# Start of Task input

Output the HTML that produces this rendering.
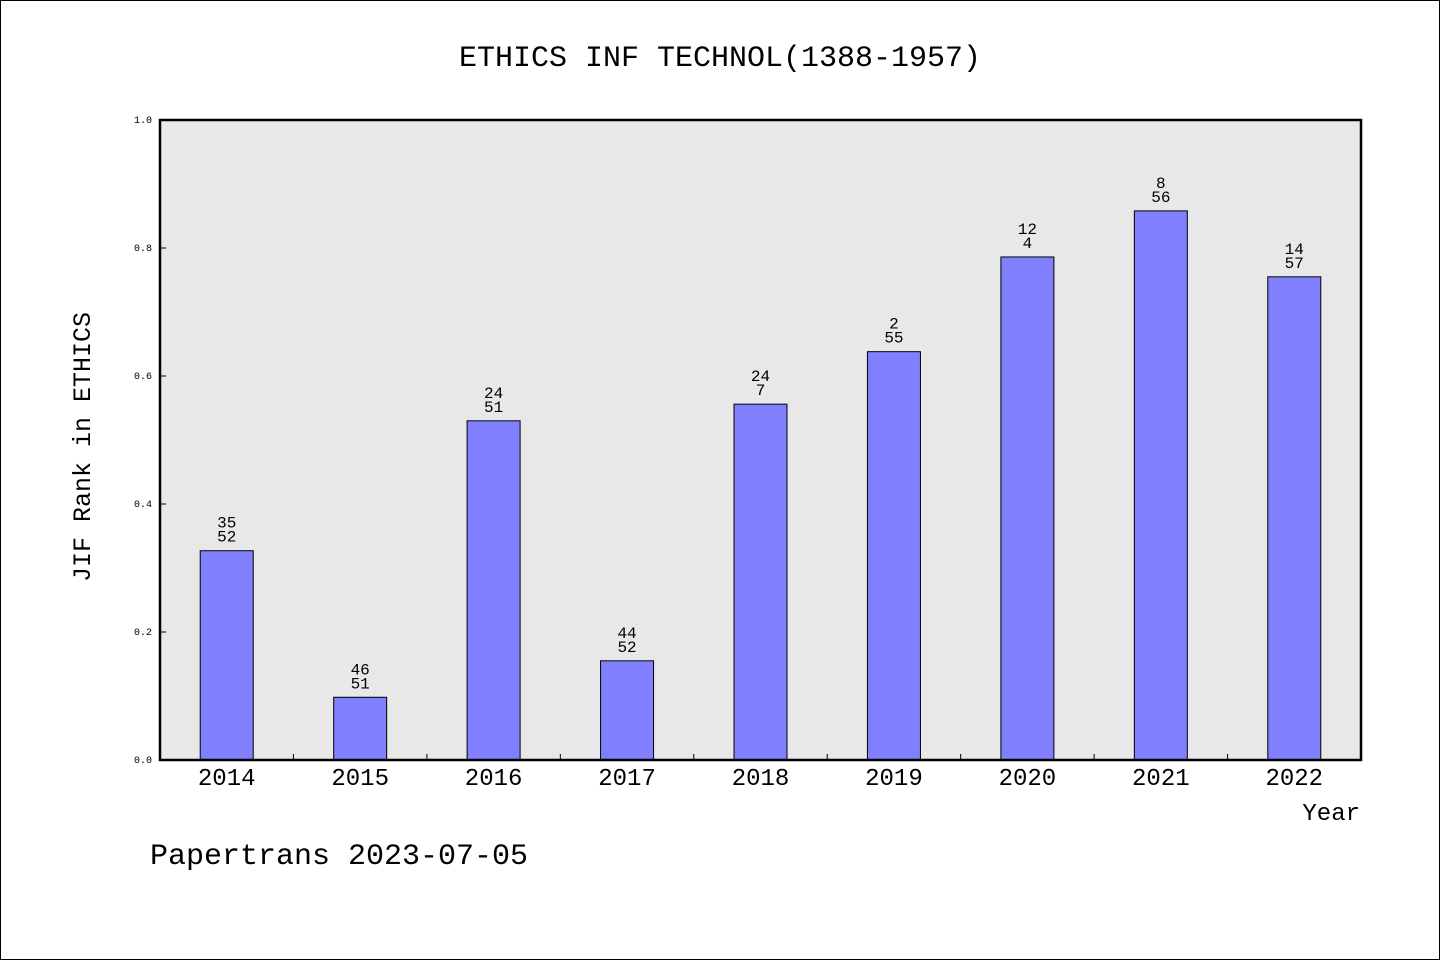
<!DOCTYPE html>
<html><head><meta charset="utf-8"><style>
html,body{margin:0;padding:0;background:#fff}
svg{display:block}
text{font-family:"Liberation Mono","WenQuanYi Zen Hei",monospace;fill:#000}
</style></head><body>
<svg id="chart" width="1440" height="960" xmlns="http://www.w3.org/2000/svg">
<rect x="0.5" y="0.5" width="1439" height="959" fill="#fff" stroke="#000"/>
<text x="720" y="66" font-size="30" text-anchor="middle">ETHICS INF TECHNOL(1388-1957)</text>
<rect x="160" y="120" width="1201" height="640" fill="#e8e8e8"/>
<g id="marks"></g>
<rect x="160" y="120" width="1201" height="640" fill="none" stroke="#000" stroke-width="2.5"/>
<text x="1360" y="820" font-size="24" text-anchor="end">Year</text>
<text transform="translate(90,447) rotate(-90)" font-size="25" text-anchor="middle">JIF Rank in ETHICS</text>
<text x="150" y="864" font-size="30">Papertrans 2023-07-05</text>
</svg>
<script>
const categories=["2014","2015","2016","2017","2018","2019","2020","2021","2022"];
const values=[0.327,0.098,0.530,0.155,0.556,0.638,0.786,0.858,0.755];
const labelTop=["35","46","24","44","24","2","12","8","14"];
const labelBottom=["52","51","51","52","7","55","4","56","57"];
const yTicks=[0,0.2,0.4,0.6,0.8,1.0];
const yTickLabels=["0.0","0.2","0.4","0.6","0.8","1.0"];

const NS="http://www.w3.org/2000/svg";
const X0=160,X1=1361,Y0=760,Y1=120;
const band=(X1-X0)/categories.length;
const xC=i=>X0+band*(i+0.5);
const y=v=>Y0-(v-0)/(1-0)*(Y0-Y1);
const g=document.getElementById('marks');
function mk(tag,attrs,txt){const e=document.createElementNS(NS,tag);for(const k in attrs)e.setAttribute(k,attrs[k]);if(txt!=null)e.textContent=txt;g.appendChild(e);return e;}

yTicks.forEach((t,i)=>{
  const l=mk('line',{x1:X0,x2:X0+6,y1:y(t),y2:y(t),stroke:'#000','stroke-width':1});
  
  
  const tx=mk('text',{x:X0-8,y:y(t)+3,'font-size':10,'text-anchor':'end'},yTickLabels[i]);
  
  
});
for(let i=1;i<categories.length;i++){
  const l=mk('line',{x1:X0+band*i,x2:X0+band*i,y1:Y0,y2:Y0-6,stroke:'#000','stroke-width':1});
  
  
}
const bw=53;
categories.forEach((c,i)=>{
  const top=y(values[i]);
  const r=mk('rect',{x:xC(i)-bw/2,y:top,width:bw,height:Y0-top,fill:'#8080ff',stroke:'#000','stroke-width':1});
  
  
  const a=mk('text',{x:xC(i),y:top-23,'font-size':16,'text-anchor':'middle'},labelTop[i]);
  
  
  const b=mk('text',{x:xC(i),y:top-9,'font-size':16,'text-anchor':'middle'},labelBottom[i]);
  
  
  const xl=mk('text',{x:xC(i),y:785,'font-size':24,'text-anchor':'middle'},c);
  
  
});
</script>
</body></html>
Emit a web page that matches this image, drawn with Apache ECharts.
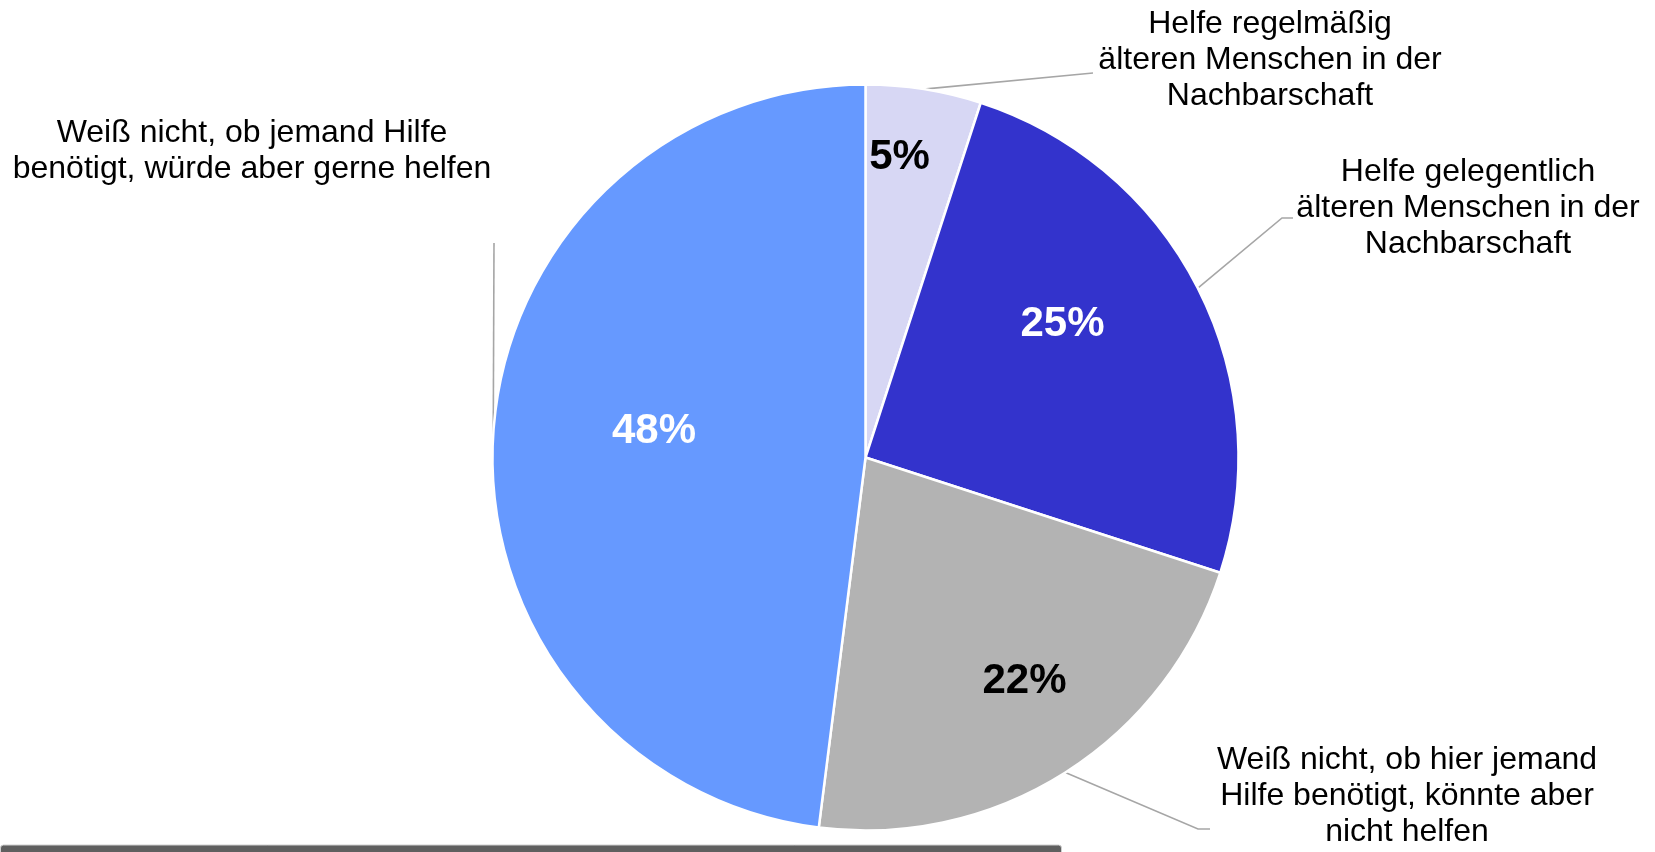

# End of Task input

> [Task brief]:
All of the records above must be copied exactly, except for the pictures.

> [Final result]:
Output the HTML that produces this rendering.
<!DOCTYPE html>
<html><head><meta charset="utf-8"><style>
html,body{margin:0;padding:0;background:#fff}
svg{display:block}
text{font-family:"Liberation Mono","WenQuanYi Zen Hei",monospace;fill:#000}
</style></head><body>
<svg id="chart" width="1440" height="960" xmlns="http://www.w3.org/2000/svg">
<rect x="0.5" y="0.5" width="1439" height="959" fill="#fff" stroke="#000"/>
<text x="720" y="66" font-size="30" text-anchor="middle">ETHICS INF TECHNOL(1388-1957)</text>
<rect x="160" y="120" width="1201" height="640" fill="#e8e8e8"/>
<g id="marks"></g>
<rect x="160" y="120" width="1201" height="640" fill="none" stroke="#000" stroke-width="2.5"/>
<text x="1360" y="820" font-size="24" text-anchor="end">Year</text>
<text transform="translate(90,447) rotate(-90)" font-size="25" text-anchor="middle">JIF Rank in ETHICS</text>
<text x="150" y="864" font-size="30">Papertrans 2023-07-05</text>
</svg>
<script>
const categories=["2014","2015","2016","2017","2018","2019","2020","2021","2022"];
const values=[0.327,0.098,0.530,0.155,0.556,0.638,0.786,0.858,0.755];
const labelTop=["35","46","24","44","24","2","12","8","14"];
const labelBottom=["52","51","51","52","7","55","4","56","57"];
const yTicks=[0,0.2,0.4,0.6,0.8,1.0];
const yTickLabels=["0.0","0.2","0.4","0.6","0.8","1.0"];

const NS="http://www.w3.org/2000/svg";
const X0=160,X1=1361,Y0=760,Y1=120;
const band=(X1-X0)/categories.length;
const xC=i=>X0+band*(i+0.5);
const y=v=>Y0-(v-0)/(1-0)*(Y0-Y1);
const g=document.getElementById('marks');
function mk(tag,attrs,txt){const e=document.createElementNS(NS,tag);for(const k in attrs)e.setAttribute(k,attrs[k]);if(txt!=null)e.textContent=txt;g.appendChild(e);return e;}

yTicks.forEach((t,i)=>{
  const l=mk('line',{x1:X0,x2:X0+6,y1:y(t),y2:y(t),stroke:'#000','stroke-width':1});
  
  
  const tx=mk('text',{x:X0-8,y:y(t)+3,'font-size':10,'text-anchor':'end'},yTickLabels[i]);
  
  
});
for(let i=1;i<categories.length;i++){
  const l=mk('line',{x1:X0+band*i,x2:X0+band*i,y1:Y0,y2:Y0-6,stroke:'#000','stroke-width':1});
  
  
}
const bw=53;
categories.forEach((c,i)=>{
  const top=y(values[i]);
  const r=mk('rect',{x:xC(i)-bw/2,y:top,width:bw,height:Y0-top,fill:'#8080ff',stroke:'#000','stroke-width':1});
  
  
  const a=mk('text',{x:xC(i),y:top-23,'font-size':16,'text-anchor':'middle'},labelTop[i]);
  
  
  const b=mk('text',{x:xC(i),y:top-9,'font-size':16,'text-anchor':'middle'},labelBottom[i]);
  
  
  const xl=mk('text',{x:xC(i),y:785,'font-size':24,'text-anchor':'middle'},c);
  
  
});
</script>
</body></html>
Emit a web page that matches this image, drawn with Apache ECharts.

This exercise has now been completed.